Romain Duda is leading anthropological research in central Africa focusing on relations between societies and their environment, specially on human-animal interactions and contacts.
Postdoctoral researcher at Institut Pasteur since november 2018, he is involved within MICROTONE project, a study at the interface of historical anthropology, ethnozoology and the emergence of zoonotic diseases. In this interdisciplinary context, he is leading with Tamara Giles-Vernick (Pasteur) and Victor Narat (CNRS) an analysis of humans-animals contacts along a gradient of ecological change in a forest-savanna mosaic in Democratic Republic of Congo (Bolobo territory).

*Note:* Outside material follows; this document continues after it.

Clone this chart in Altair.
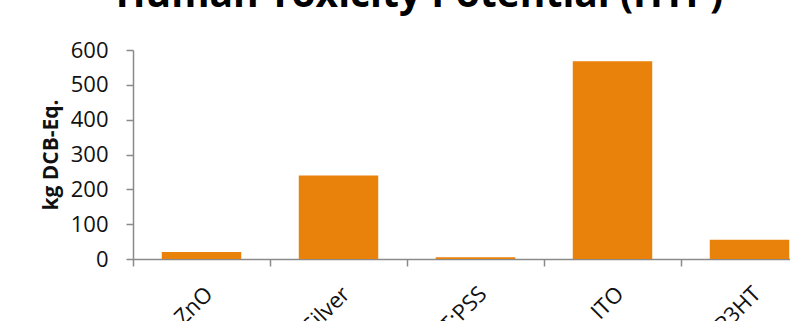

MSc in Ethnoecology of the French Museum of Natural History, Romain has completed a PhD in Anthropology & Environmental Sciences at the UAB (Barcelona) with a codirection by the Musée de l’Homme (Paris). Since 2012, he has conducted several fieldworks in Cameroon, Congo and DRC among different hunter-gatherers groups, so-called ‘indigenous’ or ‘Pygmies’ (Baka, Bayaka, Batwa). His research among the Baka focused on the changes in the sociocultural aspects of hunting & relations to wildlife and conservation strategies. In 2018, he has worked as a freelance researcher in the Likouala (Northern Congo) to propose adapted solutions to improve healthcare & rights access to Bayaka communities, and in DRC to provide an anthropological perspective during the Ebola outbreak that affected the Equateur province.
–
His postdoctoral research led within Microtone project is funded by INCEPTION, a selected project of the ANR “Institut Convergence” programme (2017 – 2025).